A Brief Explanation of yield and parse_fasta() algorithm

A Brief Explanation of yield

In Python, when a function uses the yield keyword, it becomes a special type of function called a generator.

Think of a normal function with return as a worker who does a job, gives you the single final result, and goes home. A generator function with yield is like a worker on an assembly line who gives you one finished product at a time, waits for you to be ready for the next one, and then continues working from where they left off.

  • return ends the function completely.
  • yield pauses the function, “hands off” a value, and remembers its exact state, ready to resume right where it paused.

Simple Example of yield

Here is a simple counter that shows how yield works.

# This is a generator function
def simple_counter(max_number):
    print("Generator starting...")
    num = 1
    while num <= max_number:
        # The function pauses here and hands 'num' back to the loop
        yield num
        num += 1
    print("Generator finished!")

# --- How to use the generator ---
# Note: The "Generator starting..." message does not print yet!
# We are just creating the generator object.
my_gen = simple_counter(3)

print("Now, let's start the loop...")
for number in my_gen:
    print(f"The loop received: {number}")

Output:

Now, let's start the loop...
Generator starting...
The loop received: 1
The loop received: 2
The loop received: 3
Generator finished!

Notice how the code inside the generator only runs when the for loop asks for the next item.

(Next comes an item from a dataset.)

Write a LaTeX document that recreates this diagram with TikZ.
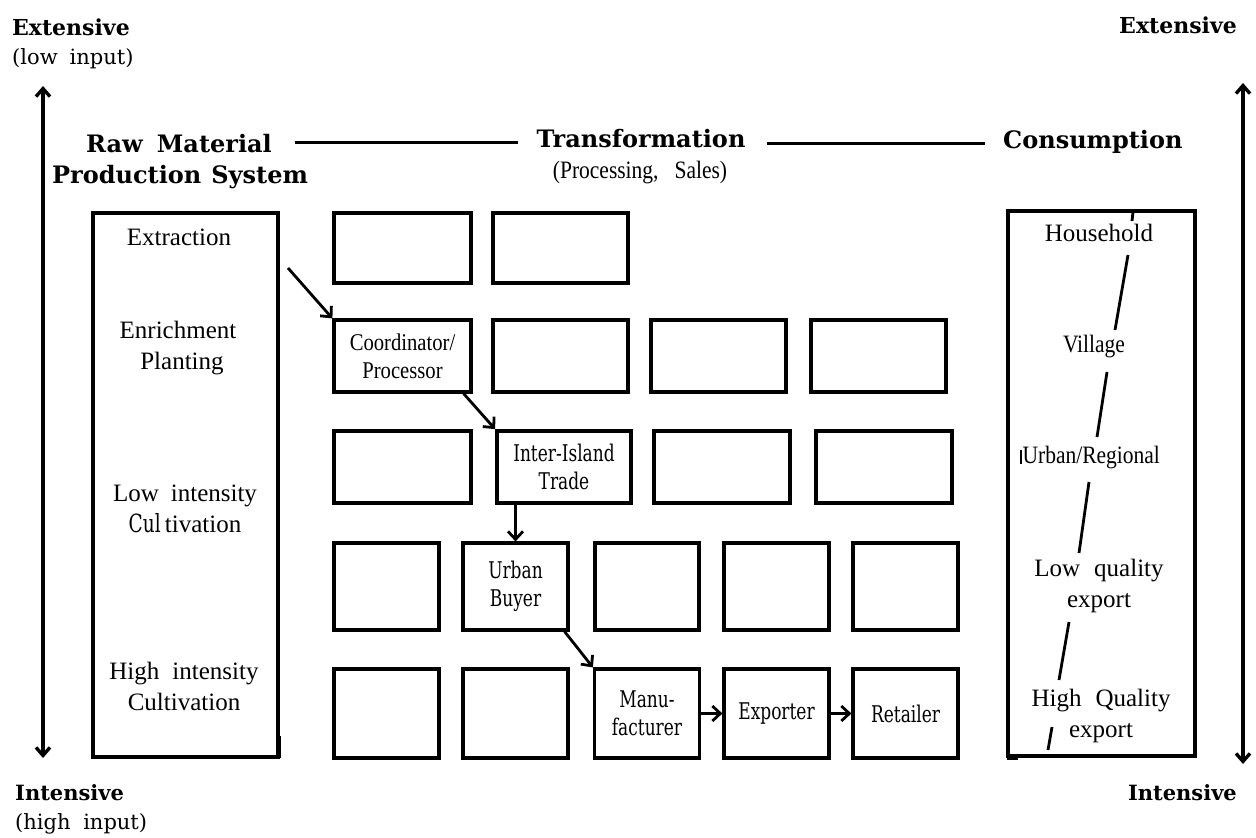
\documentclass[tikz,border=0pt]{standalone}
\usepackage{fontspec}
\setmainfont{Liberation Serif}
\newfontfamily\condfont{Liberation Serif}[FakeStretch=0.86]
\newfontfamily\lucfont{DejaVu Serif}[FakeStretch=0.74]
\newfontfamily\hdfont{DejaVu Serif}
\usetikzlibrary{arrows.meta}
\begin{document}
\begin{tikzpicture}[x=1pt,y=-1pt,
 box/.style={draw, line width=3.2pt, inner sep=0pt, align=center},
 bigbox/.style={draw, line width=3.6pt, inner sep=0pt},
 tm/.style={inner sep=0pt, align=center, font=\fontsize{25}{31}\selectfont},
 cond/.style={inner sep=0pt, align=center, font=\condfont\fontsize{24}{28}\selectfont},
 luc/.style={font=\lucfont\fontsize{23}{28}\selectfont},
 hd/.style={inner sep=0pt, font=\hdfont\bfseries\fontsize{22}{26}\selectfont},
 hdb/.style={inner sep=0pt, font=\hdfont\bfseries\fontsize{24}{28}\selectfont},
 sub/.style={inner sep=0pt, font=\hdfont\fontsize{21}{26}\selectfont},
 arr/.style={line width=2.8pt, -{Straight Barb[length=8pt,width=15pt]}},
 vert/.style={line width=3.4pt, {Straight Barb[length=8pt,width=14pt]}-{Straight Barb[length=8pt,width=14pt]}},
 hline/.style={line width=3pt},
 tick/.style={line width=2.8pt}
]
\useasboundingbox (0,0) rectangle (1256,838);

% ---- side labels and vertical arrows
\node[hd, anchor=base west] (extl) at (12,35) {Extensive};
\node[sub, anchor=base west] (lowin) at (12,64) {(low\hspace{12pt}input)};
\node[hd, anchor=base east] (extr) at (1237,33) {Extensive};
\node[hd, anchor=base west, font=\hdfont\bfseries\fontsize{21}{26}\selectfont] (intl) at (15,800) {Intensive};
\node[sub, anchor=base west] (hiin) at (15,829) {(high\hspace{6pt} input)};
\node[hd, anchor=base east, font=\hdfont\bfseries\fontsize{21}{26}\selectfont] (intr) at (1237,800) {Intensive};
\coordinate (lat) at (43,86);
\coordinate (lab) at (43,758);
\coordinate (rat) at (1243,83);
\coordinate (rab) at (1243,764);
\draw[vert] (lat) -- (lab);
\draw[vert] (rat) -- (rab);

% ---- headings
\node[hdb, anchor=base east] (raw) at (272,152) {Raw\hspace{14pt}Material};
\node[hdb, anchor=base west] (prod) at (52,183) {Production\hspace{10pt}System};
\node[hdb, anchor=base] (trans) at (641,147) {Transformation};
\node[cond, anchor=base, font=\condfont\fontsize{25}{28}\selectfont] (proc) at (640,178) {(Processing,\hspace{16pt}Sales)};
\node[hdb, anchor=base west] (cons) at (1003,148) {Consumption};
\coordinate (h1a) at (295,142);
\coordinate (h1b) at (518,142);
\coordinate (h2a) at (767,143);
\coordinate (h2b) at (985,143);
\draw[hline] (h1a) -- (h1b);
\draw[hline] (h2a) -- (h2b);

% ---- left box
\node[bigbox, minimum width=185pt, minimum height=544pt] (rawbox) at (185.5,485) {};
\draw[line width=5pt] (278,736) -- (278,758);
\node[tm] (ext) at (179,237) {Extraction};
\node[tm] (enr) at (178,348) {Enrichment\\\hspace{8pt}Planting};
\node[tm] (low) at (185,509) {Low\hspace{12pt}intensity\\{\lucfont Cul}\,tivation};
\node[tm] (high) at (184,686) {High\hspace{13pt}intensity\\Cultivation};

% ---- right box
\node[bigbox, minimum width=187pt, minimum height=545pt] (consbox) at (1101.5,483.5) {};
\draw[line width=5pt] (1007,757) -- (1018,757);
\node[tm] (hh) at (1099,233) {Household};
\node[cond, font=\condfont\fontsize{25}{28}\selectfont] (vil) at (1094,347) {Village};
\node[cond, font=\condfont\fontsize{25}{28}\selectfont] (urb) at (1090,458) {\rule{1.5pt}{14pt}\hspace{1pt}Urban/Regional};
\node[tm] (lq) at (1099,586) {Low\hspace{14pt}quality\\export};
\node[tm] (hq) at (1101,716) {High\hspace{14pt}Quality\\export};
\coordinate (s0a) at (1133,212); \coordinate (s0b) at (1132,221);
\coordinate (s1a) at (1128,255); \coordinate (s1b) at (1115,330);
\coordinate (s2a) at (1107,372); \coordinate (s2b) at (1097,437);
\coordinate (s3a) at (1089,482); \coordinate (s3b) at (1079,553);
\coordinate (s4a) at (1069,622); \coordinate (s4b) at (1059,680);
\coordinate (s5a) at (1052,727); \coordinate (s5b) at (1048,750);
\draw[tick] (s0a) -- (s0b);
\draw[tick] (s1a) -- (s1b);
\draw[tick] (s2a) -- (s2b);
\draw[tick] (s3a) -- (s3b);
\draw[tick] (s4a) -- (s4b);
\draw[tick] (s5a) -- (s5b);

% ---- grid of boxes
\node[box, minimum width=137pt, minimum height=70pt] (r1a) at (402.5,248) {};
\node[box, minimum width=135pt, minimum height=70pt] (r1b) at (560.5,248) {};

\node[box, cond, minimum width=137pt, minimum height=72pt] (r2a) at (402.5,356) {Coordinator/\\Processor};
\node[box, minimum width=135pt, minimum height=72pt] (r2b) at (560.5,356) {};
\node[box, minimum width=135pt, minimum height=72pt] (r2c) at (718.5,356) {};
\node[box, minimum width=135pt, minimum height=72pt] (r2d) at (878.5,356) {};

\node[box, minimum width=137pt, minimum height=72pt] (r3a) at (402.5,467) {};
\node[box, luc, line width=3.8pt, minimum width=134pt, minimum height=72pt] (r3b) at (564,467) {Inter-Island\\Trade};
\node[box, minimum width=136pt, minimum height=72pt] (r3c) at (722,467) {};
\node[box, minimum width=136pt, minimum height=72pt] (r3d) at (884,467) {};

\node[box, minimum width=105pt, minimum height=87pt] (r4a) at (386.5,586.5) {};
\node[box, luc, minimum width=105pt, minimum height=87pt] (r4b) at (515.5,586.5) {Urban\\Buyer};
\node[box, minimum width=104pt, minimum height=87pt] (r4c) at (647,586.5) {};
\node[box, minimum width=105pt, minimum height=87pt] (r4d) at (776.5,586.5) {};
\node[box, minimum width=105pt, minimum height=87pt] (r4e) at (905.5,586.5) {};

\node[box, minimum width=105pt, minimum height=89pt] (r5a) at (386.5,713.5) {};
\node[box, minimum width=105pt, minimum height=89pt] (r5b) at (515.5,713.5) {};
\node[box, luc, minimum width=105pt, minimum height=89pt] (r5c) at (647,713.5) {Manu-\\facturer};
\node[box, luc, minimum width=105pt, minimum height=89pt] (r5d) at (776.5,713.5) {Exporter};
\node[box, luc, minimum width=105pt, minimum height=89pt] (r5e) at (905.5,713.5) {Retailer};

% ---- flow arrows
\coordinate (exs) at (288,268);
\draw[arr] (exs) -- (r2a.north west);
\draw[arr] ([xshift=-9pt]r2a.south east) -- (r3b.north west);
\draw[arr] (r4b.north |- r3b.south) -- (r4b.north);
\draw[arr] ([xshift=-5pt]r4b.south east) -- (r5c.north west);
\draw[arr] (r5c.east) -- (r5d.west);
\draw[arr] (r5d.east) -- (r5e.west);
\end{tikzpicture}
\end{document}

Visualizing parse_fasta Step-by-Step

Now, let’s apply that “pausing” concept to our FASTA parser. The yield is the moment the machine hands off a completed Sequence object.

Our File: test.fasta

>SEQ1
ACGT
GGGG
>SEQ2
TTT

Step 1: The Machine Starts

The function is called, the file is opened, and the initial state is set. The code is ready but the loop hasn’t started.

  • name is None.
  • sequence_lines is [].

Code Executing:

def parse_fasta(cls, filepath: str):
    with open(filepath, 'r') as f:
        name = None
        sequence_lines = []
        for line in f:
            # The loop is about to start...

Step 2: Reading >SEQ1

The for loop asks for its first item. The generator runs until the first yield. It reads the >SEQ1 line and updates its state.

Code Executing:

# line is ">SEQ1"
if line.startswith('>'):
    if name is not None: # This is false
        yield ...

    # The state is updated for the new sequence.
    name = line[1:].strip()  # name becomes "SEQ1"
    sequence_lines = []

Step 3: Reading Sequence Data

The for loop continues. The generator reads the ACGT and GGGG lines, appending them to its internal list. It hasn’t hit a yield yet.

Code Executing:

# For line "ACGT" and then for "GGGG":
if line.startswith('>'):  # This is false.
    ...
elif name is not None:
    # This is true. The line is appended.
    sequence_lines.append(line)

Step 4: The First YIELD

This is the key! The for loop asks for the next item, and the generator reads >SEQ2. It sees the > and knows it has just finished SEQ1.

Code Executing:

# line is ">SEQ2"
if line.startswith('>'):
    # This time, `name` is "SEQ1", so the condition is TRUE!
    if name is not None:
        # The function PAUSES here and hands off the value.
        yield cls("".join(sequence_lines), name)

    # After yielding, it resets for the new sequence.
    name = line[1:].strip()
    sequence_lines = []

Step 5: Finishing Up

  • The for loop asks for another item. The generator resumes from where it paused.
  • It reads the TTT line and adds it to current_sequence_lines.
  • It reaches the end of the file, and the for loop finishes.
  • The code after the loop runs to handle the very last sequence.

Code Executing (After the loop):

        # The for loop has finished.
        if name is not None:
            # `name` is "SEQ2", so this is TRUE.
            # The last sequence is yielded.
            yield cls("".join(sequence_lines), name)

The machine yields the final Sequence("TTT", "SEQ2") object, and the function is complete.